I did a lot of googling and found one site that offered guided walks, and they actually said you needed good, broken in footwear suitable for the season, either boots or shoes. So maybe there was hope?

I did a lot of YouTubing focusing on people’s footwear and the state of the path (I’ll save the view for when I get there). There is an awful lot of tarmac on both ends of the trail and the terrain doesn’t look too scary. Besides, I have walked the descent from Cruz de Ferro to Molinaseca, and the ascent to O Cebreiro in shoes, so I’m not worried about that.

Then I got in touch with a member of the Camino forum who had walked it and asked what footwear he would recommend. He also suggested boots, but as lightweight as possible. He said there were places ‘in the middle’ where boots were clearly the best choice, but he also commented on the amount of tarmac where you clearly don’t need boots. Interesting.

I started wondering if it would be possible to walk it with walking shoes for main and hiking sandals for spares, like I do in Spain. That way if it got wet (from above or below) I could just change to the sandals and get wet. Skin and sandals dry a lot quicker than a pair of Goretex boots! Then it’s easy enough to just change back to dry socks and shoes after. Also, it might not rain at all, and then I would have sandals for resting and my good shoes for the tarmac. It sounded very doable, very lightweight – and very much like positive thinking!

So I got in touch with another blogger, Rose at RucksackRose, and asked her what she thought about this unconventional approach. She always seems to have very sensible advice and admitted in her blog that she had got the boots wrong when she walked it. Rose very kindly got back to me and told me that in her opinion, in the summer and with decent weather, that shouldn’t be a problem. She could not recall any major bogs on the trail, though there might be a bit of mud here and there. And who’s afraid of a little mud?

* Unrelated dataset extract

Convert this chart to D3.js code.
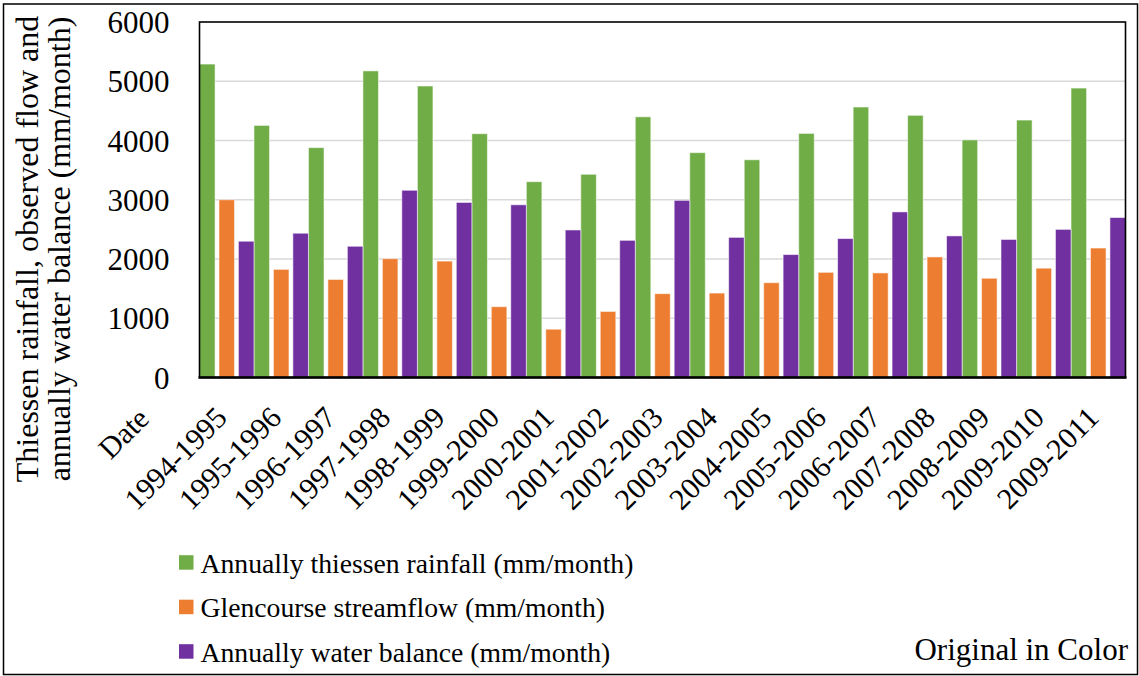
<!DOCTYPE html>
<html>
<head>
<meta charset="utf-8">
<script src="https://cdn.jsdelivr.net/npm/d3@7"></script>
<style>
  html, body { margin: 0; padding: 0; background: #fff; }
  svg { display: block; }
  svg text { font-family: "Liberation Serif", "Times New Roman", serif; fill: #000; }
</style>
</head>
<body>
<svg id="chart" width="1139" height="676"></svg>
<script>
// Hydrological years on the category axis
const periods = ["1994-1995", "1995-1996", "1996-1997", "1997-1998", "1998-1999", "1999-2000",
  "2000-2001", "2001-2002", "2002-2003", "2003-2004", "2004-2005", "2005-2006",
  "2006-2007", "2007-2008", "2008-2009", "2009-2010", "2009-2011"];

// Annual values (mm/month)
const rainfall     = [5290, 4255, 3880, 5175, 4920, 4115, 3305, 3430, 4400, 3795, 3675, 4120, 4565, 4425, 4010, 4345, 4885];
const streamflow   = [3000, 1825, 1655, 2005, 1965, 1195, 815, 1115, 1415, 1425, 1600, 1775, 1765, 2035, 1675, 1845, 2185];
const waterBalance = [2300, 2435, 2215, 3160, 2955, 2915, 2490, 2315, 2990, 2365, 2075, 2345, 2795, 2390, 2330, 2500, 2700];

const seriesNames  = ["Annually thiessen rainfall (mm/month)", "Glencourse streamflow (mm/month)", "Annually water balance (mm/month)"];
const seriesColors = ["#70AD47", "#ED7D31", "#7030A0"];
const yTicks = [0, 1000, 2000, 3000, 4000, 5000, 6000];
const axisHeader = "Date";
const yTitleLines = ["Thiessen rainfall, observed flow and", "annually water balance (mm/month)"];
const noteText = "Original in Color";

const seriesValues = [rainfall, streamflow, waterBalance];
const SERIF = '"Liberation Serif", "Times New Roman", serif';

const svg = d3.select("#chart");
const plot = { left: 199.5, right: 1125.5, top: 22, bottom: 377.5 };

// outer frame
svg.append("rect")
  .attr("x", 3.5).attr("y", 4).attr("width", 1134).attr("height", 670.5)
  .attr("fill", "#fff").attr("stroke", "#000").attr("stroke-width", 1.5);

const x = d3.scaleBand().domain(periods).range([plot.left, plot.right]).paddingInner(0).paddingOuter(0);
const inner = d3.scaleBand().domain(d3.range(seriesNames.length)).range([0, x.bandwidth()])
  .paddingInner(0.2).paddingOuter(0);
const y = d3.scaleLinear().domain([0, 6000]).range([plot.bottom, plot.top]);

// horizontal gridlines
svg.append("g").selectAll("line")
  .data(yTicks.filter(t => t > 0 && t < 6000))
  .join("line")
  .attr("x1", plot.left).attr("x2", plot.right)
  .attr("y1", d => y(d)).attr("y2", d => y(d))
  .attr("stroke", "#d9d9d9").attr("stroke-width", 1.5);

// bars
const barLayer = svg.append("g");
seriesValues.forEach((vals, s) => {
  barLayer.append("g").selectAll("rect")
    .data(vals.map((v, i) => ({ period: periods[i], value: v })))
    .join("rect")
    .attr("x", d => x(d.period) + inner(s))
    .attr("width", inner.bandwidth())
    .attr("y", d => y(d.value))
    .attr("height", d => y(0) - y(d.value))
    .attr("fill", seriesColors[s])
    .attr("stroke", "#fff").attr("stroke-opacity", 0.55).attr("stroke-width", 1);
});

// plot frame
svg.append("rect")
  .attr("x", plot.left).attr("y", plot.top)
  .attr("width", plot.right - plot.left).attr("height", plot.bottom - plot.top)
  .attr("fill", "none").attr("stroke", "#000").attr("stroke-width", 1.6);
svg.append("line")
  .attr("x1", plot.left - 1).attr("x2", plot.right + 1)
  .attr("y1", plot.bottom).attr("y2", plot.bottom)
  .attr("stroke", "#000").attr("stroke-width", 2.4);

// y axis labels
const yAxis = svg.append("g")
  .attr("transform", `translate(${plot.left},0)`)
  .call(d3.axisLeft(y).tickValues(yTicks).tickSize(0).tickPadding(30).tickFormat(d3.format("d")));
yAxis.select(".domain").remove();
yAxis.attr("font-family", null).attr("font-size", null);
yAxis.selectAll("text")
  .style("font-family", SERIF).style("font-size", "31px")
  .attr("fill", "#000").attr("dy", "0.34em");

// x axis labels, rotated
const xAxis = svg.append("g")
  .attr("transform", `translate(0,${plot.bottom})`)
  .call(d3.axisBottom(x).tickSize(0));
xAxis.select(".domain").remove();
xAxis.attr("font-family", null).attr("font-size", null);
xAxis.selectAll(".tick text")
  .style("font-family", SERIF).style("font-size", "30px")
  .attr("fill", "#000")
  .attr("x", 0).attr("y", 0).attr("dy", 0)
  .attr("text-anchor", "end")
  .attr("transform", "translate(2,42) rotate(-45)");
xAxis.select(".tick")
  .append("text")
  .style("font-family", SERIF).style("font-size", "30px")
  .attr("fill", "#000")
  .attr("text-anchor", "end")
  .attr("transform", "translate(-76,43) rotate(-45)")
  .text(axisHeader);

// y axis title
yTitleLines.forEach((line, i) => {
  svg.append("text")
    .attr("transform", `translate(${38 + i * 31.5},249) rotate(-90)`)
    .attr("text-anchor", "middle")
    .style("font-size", "32px")
    .text(line);
});

// legend
const legend = svg.append("g");
const legendBaselines = [572.7, 617.2, 661.7];
seriesNames.forEach((name, i) => {
  const g = legend.append("g").attr("transform", `translate(179,${legendBaselines[i]})`);
  g.append("rect").attr("x", 0).attr("y", -17.5).attr("width", 14.5).attr("height", 14.5)
    .attr("fill", seriesColors[i]);
  g.append("text").attr("x", 21.5).attr("y", 0)
    .style("font-size", "27.7px").text(name);
});

svg.append("text")
  .attr("x", 1128).attr("y", 660).attr("text-anchor", "end")
  .style("font-size", "31px").text(noteText);
</script>
</body>
</html>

No sooner had she sent me her answer than I watched a bit of a video again, and there is a woman in hiking sandals walking along one of the larger forts, so in the ‘middle’ bit! If she can do it, so can I. That settles it, I am taking my lovely shoes and tried and tested sandals (below) and crossing my fingers for good weather (or at least short showers)!

DSCN1235


5 thoughts on “To boot or not to boot?

    1. Thanks, David – it did indeed work out very well! We both got our shoes wet one day due to dew 😀 but other than that we were glad to have lightweight and flexible footwear with decent grip and airy mesh, we could feel the wind blowing in!